Except that’s not how many fact-checkers work.
Some do, yes, and when it’s a matter of mining some data from a particular report or government agency, it’s a pretty straightforward task. But when you look closer, you start to notice that many of these features veer sharply into what can be more accurately called opinion-checking.
Consider what happened recently with White House adviser Ivanka Trump and The Washington Post. The president’s daughter reacted to the positive employment numbers released on July 6 by saying this:
“I think one of the tremendous opportunities that we’re seeing because the economy is so strong is that people who have been out of the workforce are coming back off the sidelines. And this is something we are working incredibly hard to incentivize. Because there is a large population of prime-age men and women who are out of the workforce and who are now slowly starting to return. Two million people have come off food stamps and are starting to reenter the economy, and we think that’s incredibly positive, and we’re very excited about that.”
True or false? The Post’s Meg Kelly decided to scrutinize this statement.
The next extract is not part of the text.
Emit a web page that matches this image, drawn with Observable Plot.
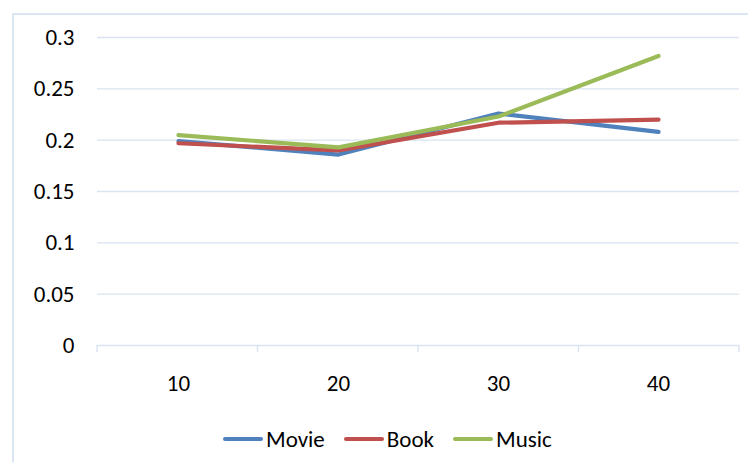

You may be thinking, well, that shouldn’t be too hard. There’s only one fact in her statement that can even be checked: The number of people who have come off food stamps. Ms. Kelly looks it up, and finds that it’s “an accurate statistic.”
So, case closed? Does Ms. Trump get no “Pinocchios” on The Post’s scale (with four indicating a completely false statement)?
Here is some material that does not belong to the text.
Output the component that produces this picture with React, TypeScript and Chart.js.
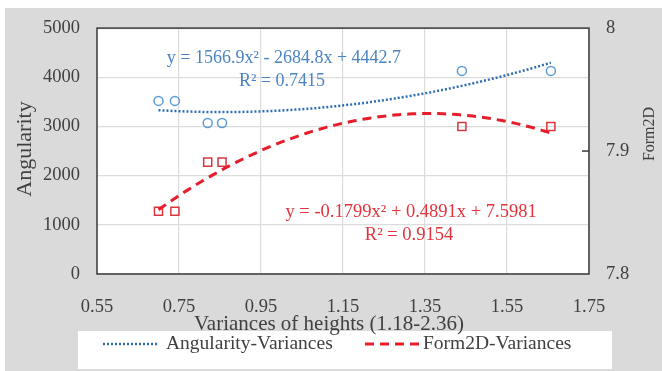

Nope. She gets two out of four “Pinocchios.”
Why? Because Ms. Kelly spends most of the column talking about the other parts of Ms. Trump’s statement, such as whether it really is “prime-age men and women” who are reentering the workforce,” and whether one can refer to the size of that group as “large” or not.
The upshot of her analysis? Maybe yes, maybe no. It depends on how you look at it. After illustrating how one can spin the data in different ways, Ms. Kelly proclaims: “Trump is using accurate data to draw faulty conclusions.”
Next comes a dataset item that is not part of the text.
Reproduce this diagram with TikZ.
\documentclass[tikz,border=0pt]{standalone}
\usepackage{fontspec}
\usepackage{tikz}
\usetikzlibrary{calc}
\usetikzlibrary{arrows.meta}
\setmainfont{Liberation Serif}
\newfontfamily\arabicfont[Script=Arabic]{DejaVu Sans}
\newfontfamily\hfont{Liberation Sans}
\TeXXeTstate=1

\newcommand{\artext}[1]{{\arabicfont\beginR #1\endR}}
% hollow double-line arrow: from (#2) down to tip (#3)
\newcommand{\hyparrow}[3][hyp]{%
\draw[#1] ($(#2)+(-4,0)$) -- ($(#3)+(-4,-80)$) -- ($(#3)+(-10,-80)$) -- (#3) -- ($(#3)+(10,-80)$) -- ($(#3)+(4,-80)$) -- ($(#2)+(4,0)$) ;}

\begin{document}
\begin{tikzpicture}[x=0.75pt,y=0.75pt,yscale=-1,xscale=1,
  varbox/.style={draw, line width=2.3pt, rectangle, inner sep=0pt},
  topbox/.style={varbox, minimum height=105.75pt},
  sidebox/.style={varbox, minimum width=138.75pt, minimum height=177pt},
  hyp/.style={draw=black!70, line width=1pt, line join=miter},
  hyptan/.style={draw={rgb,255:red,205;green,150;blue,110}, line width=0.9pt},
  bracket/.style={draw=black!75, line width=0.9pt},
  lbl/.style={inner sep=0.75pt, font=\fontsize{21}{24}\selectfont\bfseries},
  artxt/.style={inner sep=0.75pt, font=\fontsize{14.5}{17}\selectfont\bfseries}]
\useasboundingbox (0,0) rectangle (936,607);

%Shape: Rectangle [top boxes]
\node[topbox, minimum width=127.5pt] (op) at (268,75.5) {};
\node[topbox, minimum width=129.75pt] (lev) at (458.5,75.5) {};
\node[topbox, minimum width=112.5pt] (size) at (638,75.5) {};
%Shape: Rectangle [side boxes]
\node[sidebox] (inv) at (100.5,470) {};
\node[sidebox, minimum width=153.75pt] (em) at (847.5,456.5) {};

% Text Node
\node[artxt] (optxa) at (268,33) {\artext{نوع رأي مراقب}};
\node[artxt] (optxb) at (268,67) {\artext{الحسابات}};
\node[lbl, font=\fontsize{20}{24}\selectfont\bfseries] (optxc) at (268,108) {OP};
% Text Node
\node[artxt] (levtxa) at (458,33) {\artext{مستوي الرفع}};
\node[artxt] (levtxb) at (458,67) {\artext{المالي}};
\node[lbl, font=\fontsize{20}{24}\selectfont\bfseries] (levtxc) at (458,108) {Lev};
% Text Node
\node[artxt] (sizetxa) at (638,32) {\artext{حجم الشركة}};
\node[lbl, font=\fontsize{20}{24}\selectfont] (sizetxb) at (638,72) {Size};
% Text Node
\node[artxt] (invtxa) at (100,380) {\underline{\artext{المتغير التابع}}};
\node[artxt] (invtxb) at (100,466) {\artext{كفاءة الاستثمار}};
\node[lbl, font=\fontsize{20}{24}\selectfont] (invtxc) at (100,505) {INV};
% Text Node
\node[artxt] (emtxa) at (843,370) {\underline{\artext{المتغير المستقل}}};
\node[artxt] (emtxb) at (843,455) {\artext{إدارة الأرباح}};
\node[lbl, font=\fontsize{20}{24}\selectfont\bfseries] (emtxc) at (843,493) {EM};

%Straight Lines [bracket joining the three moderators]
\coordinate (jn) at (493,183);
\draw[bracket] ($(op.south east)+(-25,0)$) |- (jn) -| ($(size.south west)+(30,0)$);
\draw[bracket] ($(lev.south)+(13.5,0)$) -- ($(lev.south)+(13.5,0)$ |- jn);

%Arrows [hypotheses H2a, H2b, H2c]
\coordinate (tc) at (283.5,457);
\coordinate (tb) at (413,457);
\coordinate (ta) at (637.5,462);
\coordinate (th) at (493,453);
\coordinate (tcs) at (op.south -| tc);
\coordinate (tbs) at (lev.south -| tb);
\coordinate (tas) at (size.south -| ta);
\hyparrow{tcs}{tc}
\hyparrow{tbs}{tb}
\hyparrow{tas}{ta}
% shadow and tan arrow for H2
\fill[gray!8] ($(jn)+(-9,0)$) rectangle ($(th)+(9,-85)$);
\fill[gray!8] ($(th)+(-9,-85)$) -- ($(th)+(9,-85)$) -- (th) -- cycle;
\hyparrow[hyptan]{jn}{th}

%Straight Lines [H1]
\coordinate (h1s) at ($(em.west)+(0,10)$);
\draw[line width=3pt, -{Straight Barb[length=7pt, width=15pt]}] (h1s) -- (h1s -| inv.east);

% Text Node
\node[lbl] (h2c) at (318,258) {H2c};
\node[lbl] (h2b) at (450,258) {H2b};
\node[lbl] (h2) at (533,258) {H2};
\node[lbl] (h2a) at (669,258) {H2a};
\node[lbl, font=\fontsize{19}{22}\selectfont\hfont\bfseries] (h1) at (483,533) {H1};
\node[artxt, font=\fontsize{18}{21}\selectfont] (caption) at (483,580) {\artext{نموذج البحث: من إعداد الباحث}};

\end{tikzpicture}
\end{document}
There’s already a journalistic label for what Ms. Kelly is doing, and it’s not “fact-checking.” It’s “news analysis.” So why is this article flying under the “fact-checker” flag? Simple. It carries the cache of objectivity. “Analysis” can be done by any journalist with an anti- or pro-Trump axe to grind, but “fact-checking?” You can’t question that, right?
Wrong. You can, and you should. As The Wall Street Journal’s James Taranto has noted:
“Some good work is done under the rubric of ‘fact-checking,’ but ‘fact-check’ journalists do not limit themselves to questions of verifiable objective fact. Frequently they accuse politicians of dishonesty because the journalists favor a different interpretation of facts that are not in dispute. Sometimes their ‘rulings’ are mere opinions on matters about which they do not know the facts, or that are not factual questions at all.”
Pinocchio longed for the day he’d become a real boy. Can we look forward to a time when Ms. Kelly and her fellow journalists become genuine fact-checkers?